Envo's grammar `v1.8`:
		
<FILE_CONTENTS> ::= NEW_LINE* <STATEMENT>* END_OF_FILE
<STATEMENT> ::= <ASSIGNMENT> WHITE_SPACE* (NEW_LINE+ | END_OF_FILE)
<ASSIGNMENT> ::= <IDENTIFIER> (WHITE_SPACE)* EQUALS (WHITE_SPACE)* <VALUE>
<IDENTIFIER> ::= WORD
<VALUE> ::= <MIXED_CONTENT> | ε
<MIXED_CONTENT> ::= <VALUE_TOKEN> (WHITE_SPACE* <VALUE_TOKEN>)*
<VALUE_TOKEN> ::= WORD | DOUBLE_QUOTED_STRING | SINGLE_QUOTED_STRING
		
	

The parser takes the tokens and using the grammar rules returns the structured data. In Envo’s case it generates a tree of nodes and from there we can extract <IDENTIFIER> and <VALUE> nodes and place them in hash map for use in the rest of the program. It’s also an opportunity to stripQuotes for example so that the values are easier to use.
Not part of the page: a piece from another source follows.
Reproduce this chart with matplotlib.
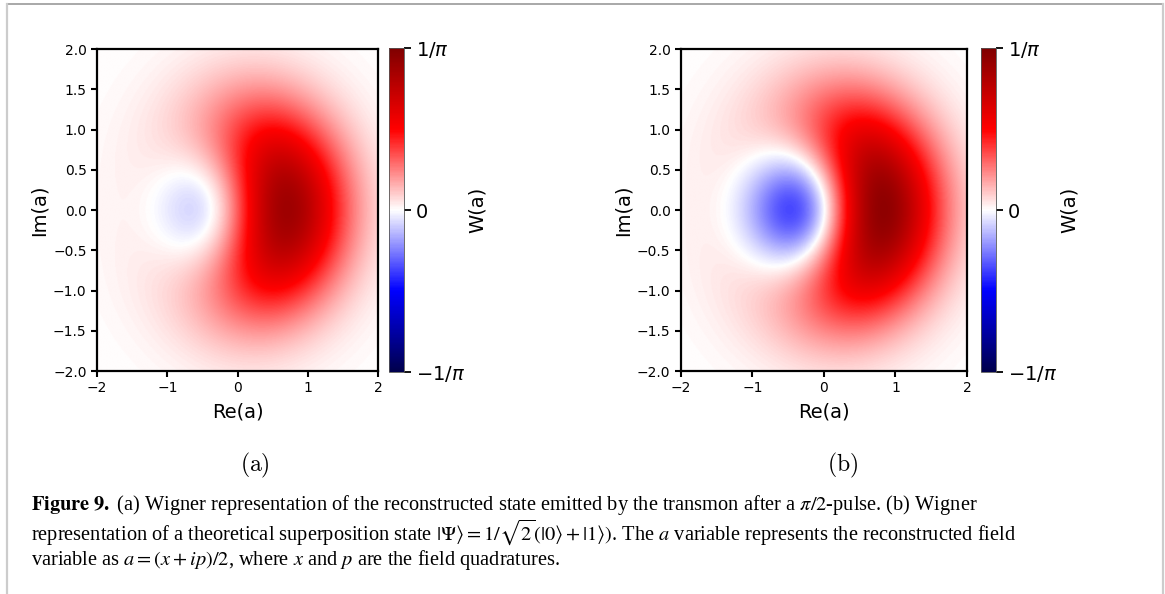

An additional reason to use this approach instead of simply improving the parser I shared earlier is that it gives us more guarantees that it can actually parse the file because we can check whether the grammar has any ambiguity or is missing any gaps.

Parsing strategies

Envo is a recursive descent parser, which performs an LL(1) parse. It’s essentially a label for a predictable kind of top-down parsing.

Earlier in the grammar we can see terminal symbols and non-terminals. Non-terminals need to be expanded and processed until we reach a terminal.

There’s three pieces to this strategy:

  • First L — Left-to-right. It reads the tokens in order, start to finish, no backing up.
  • Second L — Leftmost derivation. At each step it expands the leftmost unexpanded non-terminal first. In plain terms: it always works on the next thing, top-down, never jumping around.
  • The (1) — one token of lookahead. To decide which grammar rule to apply, it’s allowed to peek at exactly one upcoming token. One glance, then it makes a choice.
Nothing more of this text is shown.